Film Argo (2012) bukan sekadar sajian thriller politik yang mendebarkan, namun juga sebuah cermin sejarah yang tajam terhadap konflik ideologis antara dunia Barat dan Timur Tengah. Disutradarai dan dibintangi Ben Affleck, film ini memvisualisasikan salah satu operasi penyelamatan paling absurd sekaligus brilian dalam sejarah CIA, berlatar belakang Revolusi Iran yang membara antara November 1979 hingga Januari 1981.
Ketika para revolusioner Iran mengepung Kedutaan Besar Amerika Serikat di Teheran dan menyandera 60 staf diplomatik, dunia tercengang. Namun, Argo mengangkat kisah lain yang lebih tersembunyi namun tak kalah dramatis. Pelarian enam orang pegawai kedutaan yang berhasil lolos dan bersembunyi di kediaman Duta Besar Kanada, Ken D. Taylor.
Film ini tidak hanya berhasil menghidupkan ketegangan selama 120 menit, tetapi juga menggambarkan kompleksitas moral, manipulasi media, serta absurditas diplomasi internasional. Dalam dunia di mana realitas dan fiksi bersilangan, CIA menciptakan kedok paling tak masuk akal. Produksi film fiksi ilmiah berjudul Argo, yang konon akan mengambil lokasi syuting di Iran.
Tony Mendez, diperankan dengan apik oleh Ben Affleck, menjadi arsitek dari "operasi Hollywood" ini. Ia menyamar sebagai produser film Kanada, Kevin Harkins, dan menyusup ke jantung gejolak Revolusi Iran demi menyelamatkan enam nyawa yang terancam. Intrik yang dibangun tak hanya menegangkan, tapi juga sarat simbol: fiksi menjadi pelindung realita.
Argo menempatkan sinema dalam peran strategis sebagai alat diplomasi klandestin. Penggunaan industri film sebagai penyamaran operasi intelijen adalah satire yang cerdas, menyiratkan bagaimana Hollywood dan CIA kerap berada dalam satu orbit kepentingan, terutama di era Perang Dingin dan konflik global.
Ketika dunia membeku dalam ketakutan dan diplomasi gagal berbicara, kisah fiksi bisa menjadi jembatan penyelamat. Argo membuktikan bahwa dalam kepanikan global, imajinasi dan keberanian bisa menciptakan harapan di tengah kebuntuan sejarah.
Estetika visual film ini terasa otentik, mulai dari tata kostum era 1970-an, arsitektur khas Teheran, hingga atmosfer paranoia yang ditampilkan dengan palet warna gelap dan teknik sinematografi handheld.
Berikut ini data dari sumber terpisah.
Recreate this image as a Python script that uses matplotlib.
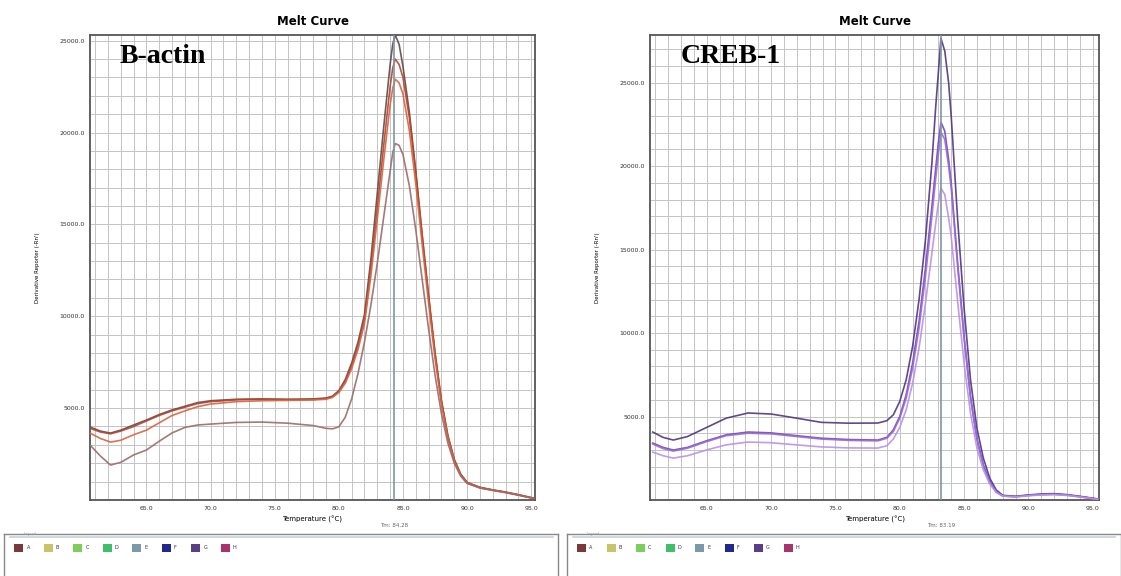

Musik garapan Alexandre Desplat turut membangun aura ketegangan yang intens namun elegan.
Konflik Iran--Amerika Serikat dalam film ini sejatinya bukan sekadar benturan geopolitik, namun konflik naratif antara dua peradaban: demokrasi liberal dan teokrasi revolusioner. Rakyat Iran dalam film digambarkan marah atas perlindungan AS kepada Shah Mohammad Reza Pahlavi, simbol tirani yang mereka gulingkan.
Menariknya, Argo secara implisit memosisikan Kanada sebagai mediator, penyelamat diam-diam di antara kekacauan dua negara adidaya. Tokoh Ken Taylor menjadi simbol dari diplomasi yang tenang namun efektif. Kontras dengan CIA yang mengandalkan kelicikan dan sandiwara.
Dalam konteks sinema politik, Argo menjadi preseden penting bagaimana sinema bisa membangun narasi hegemoni. Film ini, meski menegangkan dan berangkat dari kisah nyata, tetap menyisakan pertanyaan etis tentang representasi Iran yang nyaris seragam, yaitu brutal, ekstrem, dan penuh kekacauan.
Di masa kini, ketika konflik antara Iran dan Israel kian memanas, dan Amerika Serikat terus menjadi aktor utama dalam peta konflik regional Timur Tengah, Argo menjadi relevan kembali. Film ini tak ubahnya semacam cermin retrospektif, mengingatkan publik akan akar sejarah ketidakpercayaan yang masih mengakar kuat.